One last post -- a hybrid dactylorhiza showing lots of D. majalis influence (This was the one with leopard spotted leaves in an earlier post.)
Claire, what is the source for all these wonderful dactylorhizas? I know many you show are hybrids occurring in your garden, but is there a commercial source for some of them? How hardy are they?
Sources? I started with 3 plants of D. fuchsii, 1 plant of D. maculata, and 1 plant of D. majalis, all gifts from gardening friends. Since then, I've actively propagated each species and the bees have cross-pollinated things for me, so seedlings that arise in the garden can have a little of everything mixed in. I've wholesaled many, many extra plants to nurserymen here in the Pacific Northwest and they've brought in plants from their own sources as well. Far Reaches Farm in Port Townsend, WA, Keeping It Green in Stanwood, WA, and Edelweiss in OR have all offered dactylorhizas. (Rick Lupp at Mt. Tahoma has had them for sale.) Since it can be slow to build up stock, they often sell out pretty rapidly.

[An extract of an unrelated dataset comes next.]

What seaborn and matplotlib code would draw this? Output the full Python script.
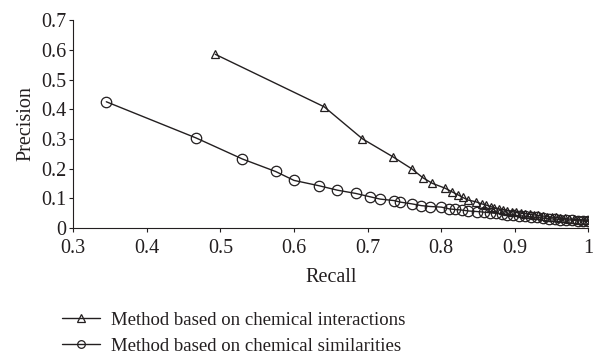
import numpy as np
import pandas as pd
import matplotlib
matplotlib.use("Agg")
import matplotlib.pyplot as plt
import seaborn as sns

# values
recall_inter = [0.493, 0.641, 0.693, 0.734, 0.760, 0.775, 0.788, 0.805, 0.815, 0.823,
                0.829, 0.836, 0.847, 0.855, 0.861, 0.867, 0.872, 0.878, 0.884, 0.890,
                0.896, 0.902, 0.908, 0.914, 0.920, 0.926, 0.932, 0.938, 0.944, 0.950,
                0.956, 0.962, 0.968, 0.974, 0.980, 0.986, 0.992, 0.997, 1.000]
prec_inter = [0.585, 0.408, 0.300, 0.240, 0.199, 0.169, 0.150, 0.134, 0.121, 0.111,
              0.103, 0.094, 0.088, 0.081, 0.077, 0.072, 0.068, 0.064, 0.061, 0.058,
              0.055, 0.052, 0.050, 0.048, 0.046, 0.044, 0.042, 0.040, 0.038, 0.036,
              0.035, 0.033, 0.032, 0.030, 0.029, 0.028, 0.027, 0.026, 0.025]

recall_sim = [0.345, 0.467, 0.530, 0.575, 0.600, 0.634, 0.659, 0.684, 0.703, 0.717,
              0.736, 0.744, 0.760, 0.773, 0.785, 0.800, 0.811, 0.819, 0.828, 0.837,
              0.849, 0.858, 0.866, 0.874, 0.882, 0.890, 0.898, 0.906, 0.914, 0.922,
              0.930, 0.938, 0.946, 0.954, 0.962, 0.970, 0.978, 0.986, 0.993, 1.000]
prec_sim = [0.425, 0.303, 0.232, 0.190, 0.160, 0.142, 0.127, 0.116, 0.105, 0.097,
            0.092, 0.087, 0.081, 0.075, 0.072, 0.070, 0.064, 0.062, 0.060, 0.057,
            0.055, 0.053, 0.051, 0.049, 0.047, 0.045, 0.043, 0.041, 0.039, 0.037,
            0.035, 0.033, 0.031, 0.030, 0.028, 0.027, 0.026, 0.024, 0.023, 0.022]

labels = ["Method based on chemical interactions",
          "Method based on chemical similarities"]

sns.set_style("ticks")
plt.rcParams["font.family"] = ["Liberation Serif", "DejaVu Serif"]

fig = plt.figure(figsize=(5.95, 3.6), dpi=100)
ax = fig.add_axes([0.123, 0.367, 0.866, 0.577])

sns.lineplot(x=recall_inter, y=prec_inter, ax=ax, color="#231f20", lw=1.0,
             marker="^", markersize=5.5, markerfacecolor="none",
             markeredgecolor="#231f20", markeredgewidth=0.9, label=labels[0])
sns.lineplot(x=recall_sim, y=prec_sim, ax=ax, color="#231f20", lw=1.0,
             marker="o", markersize=7.5, markerfacecolor="none",
             markeredgecolor="#231f20", markeredgewidth=0.9, label=labels[1])

ax.set_xlim(0.3, 1.0)
ax.set_ylim(0, 0.7)
ax.set_xticks(np.arange(0.3, 1.01, 0.1))
ax.set_xticklabels(["0.3", "0.4", "0.5", "0.6", "0.7", "0.8", "0.9", "1"])
ax.set_yticks(np.arange(0, 0.71, 0.1))
ax.set_yticklabels(["0", "0.1", "0.2", "0.3", "0.4", "0.5", "0.6", "0.7"])
ax.tick_params(labelsize=14.5, length=3, width=0.8, colors="#231f20", pad=2)
ax.tick_params(axis="x", pad=5)
ax.set_xlabel("Recall", fontsize=14.5, color="#231f20", labelpad=7)
ax.set_ylabel("Precision", fontsize=14.5, color="#231f20", labelpad=4)
sns.despine(ax=ax)
for s in ["left", "bottom"]:
    ax.spines[s].set_linewidth(0.8)
    ax.spines[s].set_color("#231f20")

leg = ax.legend(loc="upper left", bbox_to_anchor=(0.105, 0.135), bbox_transform=fig.transFigure,
                frameon=False, fontsize=13.5, handlelength=2.0, handletextpad=0.6,
                labelspacing=0.5, borderaxespad=0, borderpad=0)
for h in leg.legend_handles:
    h.set_markersize(5.5)
for t in leg.get_texts():
    t.set_color("#231f20")

fig.savefig("out.png", dpi=100)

All of these plants have proven reliably hardy in my gardening zone, zone 7 or 8 depending on the winter. Others in colder areas, like Rick Lupp near Mt. Rainier and friends down in Hillsboro, OR, have also overwintered dactylorhizas with no problems.
If anyone wants to trade plants, I'm open to that, especially if you will take a hybrid rather than a species. Keeping a true line of species is difficult when they seed so readily. I usually divide and replant bigger clumps at the end of summer when the stalks start to die -- August or September.
Thanks Claire, I may have to give dactylorhizas a try some time, they certainly seem to be rewarding plants.